В таком настроении духа, 16 августа, войско достигло Паволочи. Стоя под Паволочью, паны больше прежнего сетовали на разнузданность войска своего. «Господь Бог» (писали они) «восхотел несколько смирить нас погромом семи хоругвей наших и научить нас большей осторожности: ибо, когда пан Краковский, ради важных соображений (dia roznych wielkich respektow), послал эти хоругви впереди, они — да простят мне правду (parcant milii) — увлеклись больше добычей и волами. Не говорю о добрых воинах, а только о волонтерах и сволочи, которые за них цепляются. Одна Паволочь могла прокормить четыре таких войска, а они ее разграбили. Досталось и коморам; но всего больше нам жаль напитков: ибо в одной только пивнице рассекли они 24 бочки вина, которых не могли выпить, а сколько по другим пивницам попортили медов и горелок, тому нет конца и счету. А мы теперь, в эти жары, жаждем напитков... Неприятель не хочет уже пустить нас за Белую Церковь, и там укрепляет сильный табор, как на старожитной некогда казацкой линии (jako przy staroiytnej quondam linii kozackiej [60]). Хвастовым и Трилисами (казаки) овладели, не давая нам соединиться с литовским войском. Теперь мы окружены неприятелем; хлопы позади нас разоряют мосты и портят переправы, грозя нам, что когда бы мы захотели уйти, то и нога наша не уйдет. Но мы всю надежду возлагаем на свое мужество».
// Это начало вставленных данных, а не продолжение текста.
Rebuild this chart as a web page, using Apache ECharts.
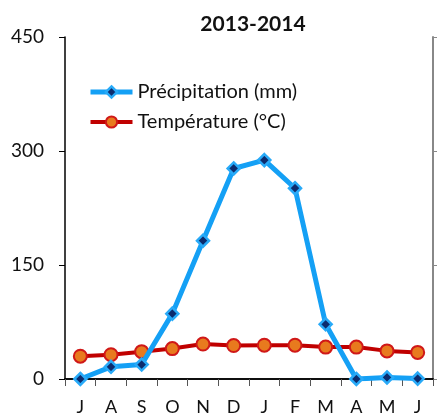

Было от чего призадуматься и самым отважным предводителям панского войска. Варшавский Аноним изображает этот поход самыми мрачными красками:
«Всего тяжеле было в нем голодающей пехоте. Всадники, чатуя, добывали себе живность хоть вдалеке, но этим подвергали и себя, и пехоту голоду: ибо жители не возили и для тех, кто обходился деньгами. Но и денег не было. Или офицеры растрачивали жолнерский жолд, или с поборцев не взыскали. Никаких запасов не было. А хоть пеший жолнер и получит жалованье, то пропьет и проиграет в кости, потом должен красть и этим питаться. Если нельзя украсть, то голодает, пухнет... О, как много расходует на них Речь Посполитая! А они, бродя по вербункам, грабят села и мужичков. Что схватит новозавербованный жолнер, то и пропьет. Между тем офицеры вымученные деньги берут себе. Ежедневные у них сделки, окупы. Получая в городах, местечках и селах побочные хлебы, они покрывают себя галунами, а жолнер, оборванный точно попрошайка, не скоро доставляется ими в лагерь, и необмундированный, необученный, принужден бежать. Все мы стонем, ропщем, жалуемся, переносим терпеливо такие грабительства, надувательства, а предотвращать их не стараемся, — и теперь вот нам награда, что голодные в замкнутом лагере жолнеры, вымерли во множестве от заразы»!
Не участвовавший в завоевательной экспедиции Освецим, по рассказам очевидцев, дает нам следующий эскиз похода:
«Едва 30 июля войско достигло Лабуня. Но город этот и замок в нем были сожжены раньше. Во время похода, наемные хоругви поступали весьма своевольно и, желая вознаградить себя за то, что не получали жалованья от Речи Посполитой, страшно грабили и опустошали местности, по которым проходили... Литовский гетман, князь Радивил, побуждал наших вождей, чтоб они скорее двигались к Киеву... Но наше войско не могло ускорить своего движения... Украинские хлопы сперва совершенно упали было духом, и были готовы отказаться от всяких бунтов, стали подчиняться панам и их приказчикам, стали исполнять свои обязанности; но когда узнали, что шляхта разъехалась по домам, что король оставил войско, и что войско наше еле двигается черепашьим ходом, — начали тотчас помышлять о бунте; вождей наших и войско без короля презирали, управителей стали прогонять, распоряжения их и письменные инструкции рвали, от исполнения повинностей отказывались и, побуждаемые универсалами Хмельницкого, начали вновь скопляться в купы... В течение месяца, неприятель, сразу смутившийся, не только ободрился, но успел вновь собрать значительные силы, так что был в состоянии вести не только оборонительную, но и наступательную войну... В Брацлавщине казаки захватили панские житницы, а шляхту ограбили и перебили... Среди мужиков ходили универсалы Хмельницкого, говорившие, что ляхи находятся у него в руках, и что уже несколько недель назад к нему пришло много татар... Наше войско, углубившись в страну, столь отдаленную, очутилось как бы в осаде. Неприятель захватил все дороги и пути сообщения, прервал все наши сношения, беспокоил нас частыми вылазками и, не допуская к лагерю подвоза припасов, произвел страшный голод. Хлопы в селах и местечках везде насмехались над нашими: ляхи отрезали нас от Днепра, а мы их — от Вислы».